--- start of PROVIDED MATERIAL ---

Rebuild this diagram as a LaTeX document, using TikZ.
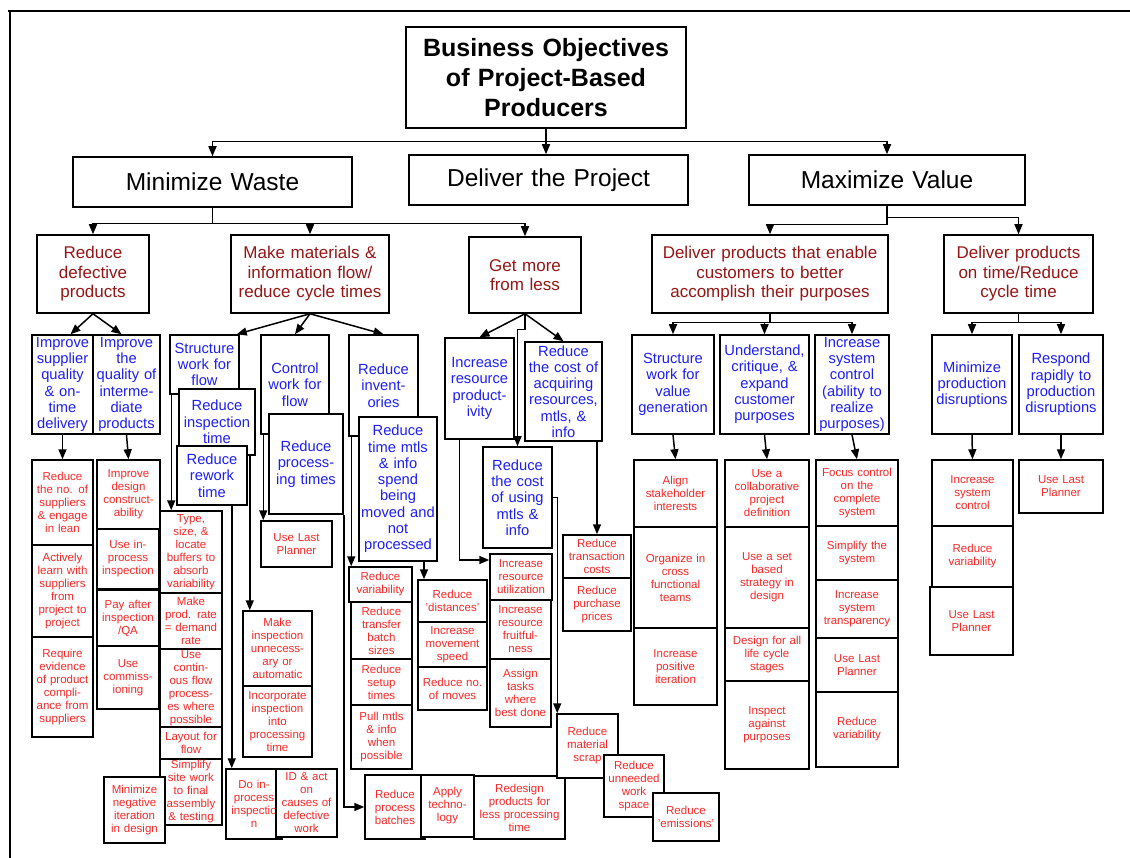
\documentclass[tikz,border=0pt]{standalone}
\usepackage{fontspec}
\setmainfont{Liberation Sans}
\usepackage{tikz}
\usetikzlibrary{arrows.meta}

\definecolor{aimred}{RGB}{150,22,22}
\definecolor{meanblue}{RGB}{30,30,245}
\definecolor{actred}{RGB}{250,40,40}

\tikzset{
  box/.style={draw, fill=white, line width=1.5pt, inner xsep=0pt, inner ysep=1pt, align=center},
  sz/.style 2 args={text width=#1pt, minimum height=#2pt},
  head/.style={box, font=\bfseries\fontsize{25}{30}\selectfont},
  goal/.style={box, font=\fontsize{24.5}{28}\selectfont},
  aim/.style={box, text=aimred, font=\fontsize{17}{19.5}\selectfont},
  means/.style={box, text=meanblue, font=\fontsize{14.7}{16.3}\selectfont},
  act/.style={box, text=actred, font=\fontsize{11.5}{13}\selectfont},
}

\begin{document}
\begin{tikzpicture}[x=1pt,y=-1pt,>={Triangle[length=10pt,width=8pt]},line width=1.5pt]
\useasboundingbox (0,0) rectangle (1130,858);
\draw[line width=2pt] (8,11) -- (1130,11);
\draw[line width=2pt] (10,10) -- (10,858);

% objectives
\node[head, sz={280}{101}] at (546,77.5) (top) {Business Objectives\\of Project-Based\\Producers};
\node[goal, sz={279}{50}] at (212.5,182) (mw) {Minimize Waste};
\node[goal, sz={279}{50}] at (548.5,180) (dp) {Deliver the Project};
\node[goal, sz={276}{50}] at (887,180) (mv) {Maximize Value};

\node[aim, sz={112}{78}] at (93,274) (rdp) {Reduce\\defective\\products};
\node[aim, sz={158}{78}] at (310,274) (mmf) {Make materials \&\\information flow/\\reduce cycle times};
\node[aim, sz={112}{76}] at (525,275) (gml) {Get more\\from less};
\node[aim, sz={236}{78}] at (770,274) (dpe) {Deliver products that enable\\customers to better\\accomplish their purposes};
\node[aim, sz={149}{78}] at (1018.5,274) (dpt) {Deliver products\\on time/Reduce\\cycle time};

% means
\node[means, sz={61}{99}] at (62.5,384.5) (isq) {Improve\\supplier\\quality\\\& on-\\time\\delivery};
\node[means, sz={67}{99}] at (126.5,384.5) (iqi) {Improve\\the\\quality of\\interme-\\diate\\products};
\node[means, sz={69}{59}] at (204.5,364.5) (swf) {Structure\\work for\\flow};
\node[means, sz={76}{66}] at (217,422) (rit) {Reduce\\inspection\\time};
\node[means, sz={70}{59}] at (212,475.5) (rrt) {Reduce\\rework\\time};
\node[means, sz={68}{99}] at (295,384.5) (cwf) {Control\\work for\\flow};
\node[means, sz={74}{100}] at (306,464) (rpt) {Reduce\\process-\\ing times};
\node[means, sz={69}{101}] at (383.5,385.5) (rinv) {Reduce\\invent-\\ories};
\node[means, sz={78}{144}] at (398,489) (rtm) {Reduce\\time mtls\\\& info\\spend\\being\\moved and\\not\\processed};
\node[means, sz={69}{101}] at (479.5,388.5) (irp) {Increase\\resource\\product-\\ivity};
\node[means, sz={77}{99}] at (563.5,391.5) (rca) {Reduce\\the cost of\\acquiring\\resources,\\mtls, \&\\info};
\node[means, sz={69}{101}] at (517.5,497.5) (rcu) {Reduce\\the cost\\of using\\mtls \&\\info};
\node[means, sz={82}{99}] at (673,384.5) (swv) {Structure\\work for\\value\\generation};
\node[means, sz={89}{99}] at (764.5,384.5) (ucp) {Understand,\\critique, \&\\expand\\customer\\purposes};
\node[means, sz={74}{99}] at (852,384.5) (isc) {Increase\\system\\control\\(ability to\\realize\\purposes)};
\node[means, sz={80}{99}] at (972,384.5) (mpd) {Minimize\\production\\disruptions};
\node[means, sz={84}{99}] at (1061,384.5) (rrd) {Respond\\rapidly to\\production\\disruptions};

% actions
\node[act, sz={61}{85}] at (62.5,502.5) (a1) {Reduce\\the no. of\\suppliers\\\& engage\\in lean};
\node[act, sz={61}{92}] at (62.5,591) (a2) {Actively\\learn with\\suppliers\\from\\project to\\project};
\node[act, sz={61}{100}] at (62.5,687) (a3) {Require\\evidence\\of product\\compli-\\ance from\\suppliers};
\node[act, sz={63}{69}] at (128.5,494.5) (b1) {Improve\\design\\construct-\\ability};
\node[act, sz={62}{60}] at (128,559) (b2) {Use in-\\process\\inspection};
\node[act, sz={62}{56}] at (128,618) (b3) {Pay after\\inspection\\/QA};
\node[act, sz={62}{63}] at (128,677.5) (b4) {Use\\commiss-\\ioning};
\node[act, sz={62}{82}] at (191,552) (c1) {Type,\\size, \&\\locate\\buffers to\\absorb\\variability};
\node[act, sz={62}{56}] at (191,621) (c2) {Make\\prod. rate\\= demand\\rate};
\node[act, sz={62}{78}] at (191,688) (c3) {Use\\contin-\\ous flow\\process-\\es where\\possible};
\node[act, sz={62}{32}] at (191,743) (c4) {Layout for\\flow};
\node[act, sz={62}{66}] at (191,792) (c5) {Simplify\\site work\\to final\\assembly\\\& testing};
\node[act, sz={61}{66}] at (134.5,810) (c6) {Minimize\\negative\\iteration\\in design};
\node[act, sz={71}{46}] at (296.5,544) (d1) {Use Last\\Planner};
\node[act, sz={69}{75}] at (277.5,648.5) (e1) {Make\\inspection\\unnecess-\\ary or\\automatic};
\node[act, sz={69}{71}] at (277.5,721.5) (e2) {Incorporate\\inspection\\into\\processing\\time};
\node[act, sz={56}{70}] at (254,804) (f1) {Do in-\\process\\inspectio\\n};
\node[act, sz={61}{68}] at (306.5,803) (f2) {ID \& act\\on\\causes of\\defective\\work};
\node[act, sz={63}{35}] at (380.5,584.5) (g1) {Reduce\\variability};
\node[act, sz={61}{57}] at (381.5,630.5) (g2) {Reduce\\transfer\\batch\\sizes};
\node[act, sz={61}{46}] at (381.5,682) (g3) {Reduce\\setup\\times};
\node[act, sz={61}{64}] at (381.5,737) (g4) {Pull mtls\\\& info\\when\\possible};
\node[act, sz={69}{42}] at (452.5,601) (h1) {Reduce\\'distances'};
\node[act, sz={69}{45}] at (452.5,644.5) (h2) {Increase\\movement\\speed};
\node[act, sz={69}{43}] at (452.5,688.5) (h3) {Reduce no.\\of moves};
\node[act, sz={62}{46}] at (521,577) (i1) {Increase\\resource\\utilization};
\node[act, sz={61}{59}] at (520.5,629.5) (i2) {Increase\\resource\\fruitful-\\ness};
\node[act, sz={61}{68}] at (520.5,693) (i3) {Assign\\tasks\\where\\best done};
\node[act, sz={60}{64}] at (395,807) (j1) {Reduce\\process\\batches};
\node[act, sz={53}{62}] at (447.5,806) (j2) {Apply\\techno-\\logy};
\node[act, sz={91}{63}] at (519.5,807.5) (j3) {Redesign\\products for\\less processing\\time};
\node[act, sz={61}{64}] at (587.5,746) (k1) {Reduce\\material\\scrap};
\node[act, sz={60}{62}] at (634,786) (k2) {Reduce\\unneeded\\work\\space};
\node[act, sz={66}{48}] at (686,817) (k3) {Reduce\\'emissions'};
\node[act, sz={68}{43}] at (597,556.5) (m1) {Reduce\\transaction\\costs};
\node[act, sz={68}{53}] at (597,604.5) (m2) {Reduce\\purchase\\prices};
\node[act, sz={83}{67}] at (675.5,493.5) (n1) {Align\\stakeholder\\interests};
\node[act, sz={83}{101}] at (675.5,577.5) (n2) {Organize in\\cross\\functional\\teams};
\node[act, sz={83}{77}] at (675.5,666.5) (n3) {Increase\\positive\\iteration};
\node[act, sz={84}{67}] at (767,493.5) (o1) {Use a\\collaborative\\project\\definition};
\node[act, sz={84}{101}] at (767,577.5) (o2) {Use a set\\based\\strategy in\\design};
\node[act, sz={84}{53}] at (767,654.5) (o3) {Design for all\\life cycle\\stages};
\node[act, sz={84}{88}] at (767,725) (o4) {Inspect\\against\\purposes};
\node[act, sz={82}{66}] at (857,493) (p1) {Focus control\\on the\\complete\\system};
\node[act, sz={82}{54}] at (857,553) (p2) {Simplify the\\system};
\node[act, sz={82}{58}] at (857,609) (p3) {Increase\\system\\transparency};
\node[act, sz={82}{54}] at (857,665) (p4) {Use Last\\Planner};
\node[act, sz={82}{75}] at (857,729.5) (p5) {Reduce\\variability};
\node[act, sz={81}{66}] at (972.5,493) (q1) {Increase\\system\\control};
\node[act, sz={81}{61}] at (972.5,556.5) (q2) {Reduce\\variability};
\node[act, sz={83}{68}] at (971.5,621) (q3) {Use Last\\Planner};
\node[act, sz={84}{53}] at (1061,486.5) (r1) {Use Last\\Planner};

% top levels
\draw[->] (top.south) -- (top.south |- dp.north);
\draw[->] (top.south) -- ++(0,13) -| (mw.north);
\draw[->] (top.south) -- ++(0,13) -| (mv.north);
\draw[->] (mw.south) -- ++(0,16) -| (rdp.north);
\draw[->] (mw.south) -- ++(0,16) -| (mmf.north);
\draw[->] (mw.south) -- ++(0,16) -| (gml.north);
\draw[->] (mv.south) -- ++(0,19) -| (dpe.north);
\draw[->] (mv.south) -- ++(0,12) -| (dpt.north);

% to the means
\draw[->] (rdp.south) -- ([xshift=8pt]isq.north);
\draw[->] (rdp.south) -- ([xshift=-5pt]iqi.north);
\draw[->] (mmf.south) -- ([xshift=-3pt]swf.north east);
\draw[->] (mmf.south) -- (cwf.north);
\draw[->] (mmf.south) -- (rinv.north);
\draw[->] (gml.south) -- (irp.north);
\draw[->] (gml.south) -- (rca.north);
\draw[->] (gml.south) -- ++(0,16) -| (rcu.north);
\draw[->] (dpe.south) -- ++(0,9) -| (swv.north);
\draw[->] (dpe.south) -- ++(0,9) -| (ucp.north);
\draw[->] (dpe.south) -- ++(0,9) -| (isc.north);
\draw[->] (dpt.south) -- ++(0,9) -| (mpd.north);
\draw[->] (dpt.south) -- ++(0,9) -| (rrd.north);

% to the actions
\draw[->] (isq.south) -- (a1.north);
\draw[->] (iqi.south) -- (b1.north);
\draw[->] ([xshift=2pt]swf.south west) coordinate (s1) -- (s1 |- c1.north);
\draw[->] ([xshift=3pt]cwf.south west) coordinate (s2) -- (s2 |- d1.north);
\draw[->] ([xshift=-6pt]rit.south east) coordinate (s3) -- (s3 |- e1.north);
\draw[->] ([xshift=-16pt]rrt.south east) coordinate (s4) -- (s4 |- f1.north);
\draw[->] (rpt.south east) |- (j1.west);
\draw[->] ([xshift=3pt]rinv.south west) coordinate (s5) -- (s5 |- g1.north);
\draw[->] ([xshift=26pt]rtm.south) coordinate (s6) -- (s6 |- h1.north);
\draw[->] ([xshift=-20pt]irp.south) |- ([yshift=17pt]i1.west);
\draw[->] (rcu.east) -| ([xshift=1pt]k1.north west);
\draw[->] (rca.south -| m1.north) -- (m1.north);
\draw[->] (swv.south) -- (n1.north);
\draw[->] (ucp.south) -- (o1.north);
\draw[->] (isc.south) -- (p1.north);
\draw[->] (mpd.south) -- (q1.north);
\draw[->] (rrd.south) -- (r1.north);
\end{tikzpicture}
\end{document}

--- end of PROVIDED MATERIAL ---

◆ **TO DO**
Write out each line of the listing above, exactly, from its first line to the line holding "at (1018.5,274) (dpt)", inclusive. Skip the pictures.

◆ **WRITTEN SOLUTION**
Rebuild this diagram as a LaTeX document, using TikZ.
\documentclass[tikz,border=0pt]{standalone}
\usepackage{fontspec}
\setmainfont{Liberation Sans}
\usepackage{tikz}
\usetikzlibrary{arrows.meta}

\definecolor{aimred}{RGB}{150,22,22}
\definecolor{meanblue}{RGB}{30,30,245}
\definecolor{actred}{RGB}{250,40,40}

\tikzset{
  box/.style={draw, fill=white, line width=1.5pt, inner xsep=0pt, inner ysep=1pt, align=center},
  sz/.style 2 args={text width=#1pt, minimum height=#2pt},
  head/.style={box, font=\bfseries\fontsize{25}{30}\selectfont},
  goal/.style={box, font=\fontsize{24.5}{28}\selectfont},
  aim/.style={box, text=aimred, font=\fontsize{17}{19.5}\selectfont},
  means/.style={box, text=meanblue, font=\fontsize{14.7}{16.3}\selectfont},
  act/.style={box, text=actred, font=\fontsize{11.5}{13}\selectfont},
}

\begin{document}
\begin{tikzpicture}[x=1pt,y=-1pt,>={Triangle[length=10pt,width=8pt]},line width=1.5pt]
\useasboundingbox (0,0) rectangle (1130,858);
\draw[line width=2pt] (8,11) -- (1130,11);
\draw[line width=2pt] (10,10) -- (10,858);

% objectives
\node[head, sz={280}{101}] at (546,77.5) (top) {Business Objectives\\of Project-Based\\Producers};
\node[goal, sz={279}{50}] at (212.5,182) (mw) {Minimize Waste};
\node[goal, sz={279}{50}] at (548.5,180) (dp) {Deliver the Project};
\node[goal, sz={276}{50}] at (887,180) (mv) {Maximize Value};

\node[aim, sz={112}{78}] at (93,274) (rdp) {Reduce\\defective\\products};
\node[aim, sz={158}{78}] at (310,274) (mmf) {Make materials \&\\information flow/\\reduce cycle times};
\node[aim, sz={112}{76}] at (525,275) (gml) {Get more\\from less};
\node[aim, sz={236}{78}] at (770,274) (dpe) {Deliver products that enable\\customers to better\\accomplish their purposes};
\node[aim, sz={149}{78}] at (1018.5,274) (dpt) {Deliver products\\on time/Reduce\\cycle time};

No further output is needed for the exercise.